# Signs of algea in newly planted tank...



## Friendlyfishies (Aug 16, 2012)

I just noticed algea growing in my 6.6 gal betta tank on both the plants and the walls. Should I get some snails? Suggestions for ridding the algea?


----------



## Silverfang (Mar 25, 2011)

What's your current photo-period? (how long do you leave the lights on?)
What kind of light do you have? How many K? (like is it 6500k?)

Do you have any floating plants?

What fertilizer do you use? How much?

Does your tank get any natural light?

Depending on the answers we might be able to suggest different option.


----------



## Friendlyfishies (Aug 16, 2012)

Silverfang said:


> What's your current photo-period? (how long do you leave the lights on?)
> What kind of light do you have? How many K? (like is it 6500k?)
> 
> Do you have any floating plants?
> ...


He has a 15 watt flourecent, not sure what K that is but ive been told its a low light. 
Im not using fertz yet but just picked up API Leaf Zone plant food but I havent used it yet
I leave the light on from about 7 or 8 AM til 7 or 8 PM 
It was getting natural light for about a week but I just put a background on the tank blocking nearly all if not all natural light. 
No floating plants yet, I have sprite and mint charlie on the way in the mail as well


----------



## Silverfang (Mar 25, 2011)

a couple things, can you find the packaging the tube came in? Depending on the Kelvin all you might get is the growth of algae. For now cut back on your photo period, to 8 hours. Floating plants like frogbit, duckweed, salvinia (I think it's salvinia not salvia!) or water lettuce. They soak up extra nutrients, basically trying to out compete the algae.

Get back to us when you find out about the light. If you have a low k light then you will want to replace it. For live plants 6500k is the ideal. Above that and it's not going to give them what they need, 10000k is for salt water reefs/corals.

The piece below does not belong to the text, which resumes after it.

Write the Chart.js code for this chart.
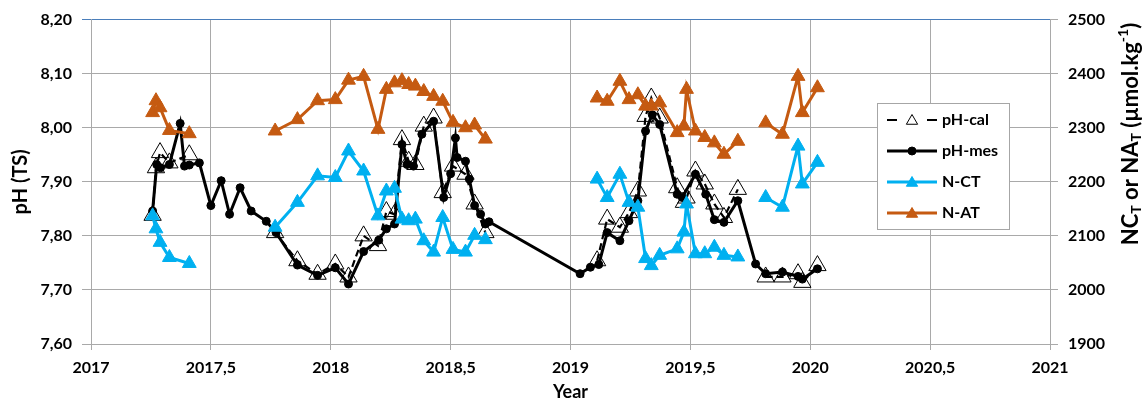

6500k simulates natural day light and allows for the best growth of plants. I've seen fixtures that rate 2400k. They might keep an anubis alive, but really that low just gonna give you algae and nothing else.


----------



## kfryman (Nov 7, 2011)

Silverfang said:


> a couple things, can you find the packaging the tube came in? Depending on the Kelvin all you might get is the growth of algae. For now cut back on your photo period, to 8 hours. Floating plants like frogbit, duckweed, salvinia (I think it's salvinia not salvia!) or water lettuce. They soak up extra nutrients, basically trying to out compete the algae.
> 
> Get back to us when you find out about the light. If you have a low k light then you will want to replace it. For live plants 6500k is the ideal. Above that and it's not going to give them what they need, 10000k is for salt water reefs/corals.
> 
> 6500k simulates natural day light and allows for the best growth of plants. I've seen fixtures that rate 2400k. They might keep an anubis alive, but really that low just gonna give you algae and nothing else.


It's definitely not salvia, that's a drug... It's salvinia.

Well I was gonna answer the same thing, so I guess not lol.

For your fert, have you opened it yet? If not I would return it. The only thing it adds is two things, potassium and iron. Which plants need much more. If you can get Seachem Flourish Comprehensive Plant Supplement. That will give you all the needed ferts for plants.


----------



## Friendlyfishies (Aug 16, 2012)

unfortunatley I wont be able to tell, the bulb came with the kit  ...the tank has anubias nana, java fern, 2 moss balls and will have some mint charlie and sprite as soon as monday hopefully. 

This is the tank if it helps without camera flash








with camera flash


----------



## Silverfang (Mar 25, 2011)

the rating MAY be on the tube, let me check my spare

I was going to suggest a moss ball, since they are supposed to be able to help.


----------



## Friendlyfishies (Aug 16, 2012)

im going a partial water change today, should I do anything with algea by hand while my fish is out of the tank?


----------



## mkayum (Jul 5, 2012)

You could add some nerite snails. They don't breed in freshwater but only in blackwater...

Maybe one or two snails & they work like 24/7 keeping the alage down! Or use a pad specific to scrub the alage off.

I must say... your tank look so amazing! And the betta is gorgeous! 


Good luck!


----------



## starrlamia (May 3, 2012)

kfryman said:


> It's definitely not salvia, that's a drug... It's salvinia.
> 
> Well I was gonna answer the same thing, so I guess not lol.
> 
> For your fert, have you opened it yet? If not I would return it. The only thing it adds is two things, potassium and iron. Which plants need much more. If you can get Seachem Flourish Comprehensive Plant Supplement. That will give you all the needed ferts for plants.


 Flourish comprehensive contains mostly micro ferts, if you have anything over very low lighting I always recommend adding some macros. Reducing the photoperiod will more than likely solve the algae problem.


----------



## Silverfang (Mar 25, 2011)

Odds are it didn't come with a 6500k light. You should look to replace it with one that is definitely 6500k. At least if you want to have happy plants. I swapped out my 10000k light for a 6700k and most of my stems grew 4" in a week.


----------



## kfryman (Nov 7, 2011)

Change the light to a proper plant light or it will be an algae farm. Also try reducing the photoperiod.


----------